**Set task**
Reproduce exactly and only the lines running from the one with "Generate a Python" through the one with "plt.rcParams['font.family'] = ['Liberation", both end lines included.

+ + + +

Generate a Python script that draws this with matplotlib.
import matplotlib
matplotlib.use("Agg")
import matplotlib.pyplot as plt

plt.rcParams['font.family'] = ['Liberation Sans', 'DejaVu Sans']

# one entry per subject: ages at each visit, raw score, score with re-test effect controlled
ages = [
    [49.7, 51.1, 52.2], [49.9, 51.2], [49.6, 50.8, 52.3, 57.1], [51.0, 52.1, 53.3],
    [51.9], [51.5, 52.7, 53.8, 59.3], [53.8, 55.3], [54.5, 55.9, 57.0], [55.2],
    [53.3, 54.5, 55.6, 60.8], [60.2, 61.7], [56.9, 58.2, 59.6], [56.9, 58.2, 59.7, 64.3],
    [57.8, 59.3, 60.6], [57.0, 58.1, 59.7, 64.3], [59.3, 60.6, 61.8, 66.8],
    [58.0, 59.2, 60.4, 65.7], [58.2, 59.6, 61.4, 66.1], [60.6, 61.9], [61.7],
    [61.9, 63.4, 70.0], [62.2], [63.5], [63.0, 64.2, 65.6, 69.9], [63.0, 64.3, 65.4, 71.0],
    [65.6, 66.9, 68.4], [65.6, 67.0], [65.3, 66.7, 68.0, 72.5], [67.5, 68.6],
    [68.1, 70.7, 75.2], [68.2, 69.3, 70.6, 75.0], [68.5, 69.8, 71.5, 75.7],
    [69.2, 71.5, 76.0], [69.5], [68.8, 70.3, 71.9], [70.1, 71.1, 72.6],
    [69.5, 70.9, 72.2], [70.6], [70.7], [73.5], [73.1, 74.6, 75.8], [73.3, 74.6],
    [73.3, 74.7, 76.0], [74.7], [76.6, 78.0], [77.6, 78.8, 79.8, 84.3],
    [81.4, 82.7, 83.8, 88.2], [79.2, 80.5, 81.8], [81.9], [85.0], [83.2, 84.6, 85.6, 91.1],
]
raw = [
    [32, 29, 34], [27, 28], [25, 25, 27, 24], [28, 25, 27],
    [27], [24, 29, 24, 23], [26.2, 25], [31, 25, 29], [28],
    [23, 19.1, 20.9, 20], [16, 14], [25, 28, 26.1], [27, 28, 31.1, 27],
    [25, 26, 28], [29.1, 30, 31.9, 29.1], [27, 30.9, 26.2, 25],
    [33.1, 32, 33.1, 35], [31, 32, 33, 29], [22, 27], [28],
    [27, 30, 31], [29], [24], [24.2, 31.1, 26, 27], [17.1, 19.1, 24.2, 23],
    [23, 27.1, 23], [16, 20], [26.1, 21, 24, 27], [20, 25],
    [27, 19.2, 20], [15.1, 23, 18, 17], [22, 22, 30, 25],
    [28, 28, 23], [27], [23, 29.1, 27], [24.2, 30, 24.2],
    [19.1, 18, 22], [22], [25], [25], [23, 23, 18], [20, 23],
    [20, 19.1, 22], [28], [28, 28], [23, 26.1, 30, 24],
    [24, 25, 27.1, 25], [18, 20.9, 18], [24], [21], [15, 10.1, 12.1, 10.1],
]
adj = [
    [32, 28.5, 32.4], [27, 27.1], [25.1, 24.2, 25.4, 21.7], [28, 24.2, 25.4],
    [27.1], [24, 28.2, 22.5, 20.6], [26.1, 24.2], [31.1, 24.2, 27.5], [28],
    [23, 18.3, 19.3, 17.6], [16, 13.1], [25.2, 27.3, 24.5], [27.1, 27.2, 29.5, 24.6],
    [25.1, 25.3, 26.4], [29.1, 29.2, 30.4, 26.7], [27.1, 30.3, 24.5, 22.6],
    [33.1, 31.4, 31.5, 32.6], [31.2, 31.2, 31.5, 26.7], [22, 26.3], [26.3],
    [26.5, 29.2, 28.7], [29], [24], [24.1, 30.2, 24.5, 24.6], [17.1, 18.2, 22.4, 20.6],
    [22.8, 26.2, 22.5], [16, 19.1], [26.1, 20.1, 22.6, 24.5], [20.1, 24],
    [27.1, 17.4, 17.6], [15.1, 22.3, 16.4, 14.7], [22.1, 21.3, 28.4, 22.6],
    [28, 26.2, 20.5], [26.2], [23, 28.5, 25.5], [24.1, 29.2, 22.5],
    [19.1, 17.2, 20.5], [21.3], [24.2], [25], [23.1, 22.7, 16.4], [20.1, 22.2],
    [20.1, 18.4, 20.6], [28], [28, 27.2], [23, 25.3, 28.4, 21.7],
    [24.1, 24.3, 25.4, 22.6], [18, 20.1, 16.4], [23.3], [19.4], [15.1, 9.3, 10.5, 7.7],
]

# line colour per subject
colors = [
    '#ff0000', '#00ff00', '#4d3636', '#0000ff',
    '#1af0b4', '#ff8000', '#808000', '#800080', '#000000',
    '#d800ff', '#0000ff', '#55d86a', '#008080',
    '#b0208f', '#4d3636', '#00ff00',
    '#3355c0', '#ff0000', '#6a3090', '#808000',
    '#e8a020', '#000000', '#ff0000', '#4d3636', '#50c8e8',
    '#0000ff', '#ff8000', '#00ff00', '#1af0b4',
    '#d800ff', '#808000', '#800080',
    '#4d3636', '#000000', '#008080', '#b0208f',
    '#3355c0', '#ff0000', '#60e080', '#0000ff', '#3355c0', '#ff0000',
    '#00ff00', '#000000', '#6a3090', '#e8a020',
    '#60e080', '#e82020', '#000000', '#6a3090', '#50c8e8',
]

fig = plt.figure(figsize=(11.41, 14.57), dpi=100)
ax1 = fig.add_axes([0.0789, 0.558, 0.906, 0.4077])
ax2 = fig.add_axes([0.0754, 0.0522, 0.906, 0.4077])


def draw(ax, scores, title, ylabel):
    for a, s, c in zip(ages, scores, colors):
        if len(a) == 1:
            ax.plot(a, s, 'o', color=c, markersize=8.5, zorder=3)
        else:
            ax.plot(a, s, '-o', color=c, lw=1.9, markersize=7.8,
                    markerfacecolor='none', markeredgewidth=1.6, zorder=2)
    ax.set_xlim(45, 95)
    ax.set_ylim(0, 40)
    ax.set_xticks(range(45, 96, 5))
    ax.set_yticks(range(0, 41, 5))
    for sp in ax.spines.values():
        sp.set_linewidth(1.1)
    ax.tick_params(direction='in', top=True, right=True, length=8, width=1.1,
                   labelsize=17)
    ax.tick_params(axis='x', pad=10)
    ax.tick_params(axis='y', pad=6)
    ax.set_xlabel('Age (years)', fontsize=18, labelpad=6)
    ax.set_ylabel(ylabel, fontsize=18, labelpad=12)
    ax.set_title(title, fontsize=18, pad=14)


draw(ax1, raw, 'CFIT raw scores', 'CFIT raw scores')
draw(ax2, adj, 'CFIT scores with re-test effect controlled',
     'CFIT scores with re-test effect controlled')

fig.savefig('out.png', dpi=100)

+ + + +

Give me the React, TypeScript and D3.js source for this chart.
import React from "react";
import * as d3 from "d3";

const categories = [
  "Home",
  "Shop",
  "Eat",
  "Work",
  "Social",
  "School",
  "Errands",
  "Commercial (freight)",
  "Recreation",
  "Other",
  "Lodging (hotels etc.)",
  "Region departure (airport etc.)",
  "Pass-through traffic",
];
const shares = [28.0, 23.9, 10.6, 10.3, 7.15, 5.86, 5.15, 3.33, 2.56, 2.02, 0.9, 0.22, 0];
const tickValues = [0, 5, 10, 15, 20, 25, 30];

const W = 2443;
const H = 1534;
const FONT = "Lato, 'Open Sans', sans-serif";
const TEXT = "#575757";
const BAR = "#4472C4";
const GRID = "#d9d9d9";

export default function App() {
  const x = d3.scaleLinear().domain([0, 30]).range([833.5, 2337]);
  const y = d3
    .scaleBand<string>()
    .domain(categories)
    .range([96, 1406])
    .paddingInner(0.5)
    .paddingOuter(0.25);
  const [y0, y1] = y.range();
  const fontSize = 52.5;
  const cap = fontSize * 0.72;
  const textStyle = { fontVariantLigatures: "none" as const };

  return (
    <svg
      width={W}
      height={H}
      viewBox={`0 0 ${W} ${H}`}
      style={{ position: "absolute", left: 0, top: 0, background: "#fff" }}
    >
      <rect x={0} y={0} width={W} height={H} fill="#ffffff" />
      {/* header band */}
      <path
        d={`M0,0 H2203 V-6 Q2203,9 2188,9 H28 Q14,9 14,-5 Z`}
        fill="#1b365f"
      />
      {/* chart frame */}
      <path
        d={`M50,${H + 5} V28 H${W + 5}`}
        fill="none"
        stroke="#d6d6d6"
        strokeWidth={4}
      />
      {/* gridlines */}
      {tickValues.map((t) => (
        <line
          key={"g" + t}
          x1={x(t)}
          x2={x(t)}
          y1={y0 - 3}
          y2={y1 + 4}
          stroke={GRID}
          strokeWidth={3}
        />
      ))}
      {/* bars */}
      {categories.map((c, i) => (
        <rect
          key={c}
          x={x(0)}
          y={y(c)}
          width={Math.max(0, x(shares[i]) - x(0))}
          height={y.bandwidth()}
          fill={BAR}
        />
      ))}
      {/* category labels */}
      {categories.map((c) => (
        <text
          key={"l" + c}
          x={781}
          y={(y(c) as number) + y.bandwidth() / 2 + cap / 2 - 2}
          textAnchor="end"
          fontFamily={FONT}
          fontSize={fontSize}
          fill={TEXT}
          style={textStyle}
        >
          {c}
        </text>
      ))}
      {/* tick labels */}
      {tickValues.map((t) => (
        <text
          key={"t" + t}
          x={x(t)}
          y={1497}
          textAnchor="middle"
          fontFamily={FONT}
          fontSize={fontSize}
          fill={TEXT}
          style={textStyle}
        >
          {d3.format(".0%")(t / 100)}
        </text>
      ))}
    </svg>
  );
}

+ + + +

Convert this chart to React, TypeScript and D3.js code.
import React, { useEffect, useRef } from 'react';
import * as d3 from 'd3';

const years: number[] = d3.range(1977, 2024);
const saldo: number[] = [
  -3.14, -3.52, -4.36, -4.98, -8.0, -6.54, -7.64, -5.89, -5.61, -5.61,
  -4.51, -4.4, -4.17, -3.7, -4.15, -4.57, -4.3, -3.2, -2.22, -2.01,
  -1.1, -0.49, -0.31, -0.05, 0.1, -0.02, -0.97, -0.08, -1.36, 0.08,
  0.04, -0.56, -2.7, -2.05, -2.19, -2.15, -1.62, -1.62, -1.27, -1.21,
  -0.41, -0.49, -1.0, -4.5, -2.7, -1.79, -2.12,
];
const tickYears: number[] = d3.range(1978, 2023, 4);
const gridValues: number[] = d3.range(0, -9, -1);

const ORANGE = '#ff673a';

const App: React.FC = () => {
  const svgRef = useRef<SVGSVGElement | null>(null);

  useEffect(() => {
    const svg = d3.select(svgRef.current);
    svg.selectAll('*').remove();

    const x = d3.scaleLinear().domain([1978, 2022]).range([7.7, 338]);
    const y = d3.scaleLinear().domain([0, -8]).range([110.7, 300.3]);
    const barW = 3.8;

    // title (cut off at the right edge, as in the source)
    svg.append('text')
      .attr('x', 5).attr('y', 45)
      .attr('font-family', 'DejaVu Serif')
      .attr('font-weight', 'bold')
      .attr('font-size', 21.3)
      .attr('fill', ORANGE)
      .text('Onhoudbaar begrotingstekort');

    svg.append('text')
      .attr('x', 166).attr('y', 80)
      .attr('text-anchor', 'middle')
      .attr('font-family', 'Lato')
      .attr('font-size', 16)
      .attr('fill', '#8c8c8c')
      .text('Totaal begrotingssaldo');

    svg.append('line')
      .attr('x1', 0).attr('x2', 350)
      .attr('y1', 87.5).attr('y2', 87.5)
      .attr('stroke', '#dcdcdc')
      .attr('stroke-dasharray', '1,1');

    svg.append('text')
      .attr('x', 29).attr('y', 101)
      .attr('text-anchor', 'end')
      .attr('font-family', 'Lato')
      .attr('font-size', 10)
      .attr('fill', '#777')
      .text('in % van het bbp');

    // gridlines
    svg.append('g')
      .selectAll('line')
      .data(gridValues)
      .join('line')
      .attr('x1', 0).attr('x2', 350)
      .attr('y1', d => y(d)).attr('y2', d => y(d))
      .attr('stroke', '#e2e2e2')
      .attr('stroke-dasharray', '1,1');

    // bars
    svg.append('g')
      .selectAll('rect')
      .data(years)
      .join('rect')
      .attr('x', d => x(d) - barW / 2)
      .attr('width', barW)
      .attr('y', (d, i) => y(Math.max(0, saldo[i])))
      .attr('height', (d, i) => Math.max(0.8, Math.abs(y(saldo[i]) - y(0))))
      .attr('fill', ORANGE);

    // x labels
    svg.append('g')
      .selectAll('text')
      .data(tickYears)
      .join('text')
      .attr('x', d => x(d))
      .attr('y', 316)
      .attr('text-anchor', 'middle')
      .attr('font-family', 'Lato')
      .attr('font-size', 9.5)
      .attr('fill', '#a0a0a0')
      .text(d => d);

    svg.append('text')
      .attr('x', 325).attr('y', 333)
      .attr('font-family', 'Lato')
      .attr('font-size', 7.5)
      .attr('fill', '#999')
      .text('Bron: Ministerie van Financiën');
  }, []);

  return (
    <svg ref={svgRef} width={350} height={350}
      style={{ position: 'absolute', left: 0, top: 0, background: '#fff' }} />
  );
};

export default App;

+ + + +

**Result for this task**
Generate a Python script that draws this with matplotlib.
import matplotlib
matplotlib.use("Agg")
import matplotlib.pyplot as plt

plt.rcParams['font.family'] = ['Liberation Sans', 'DejaVu Sans']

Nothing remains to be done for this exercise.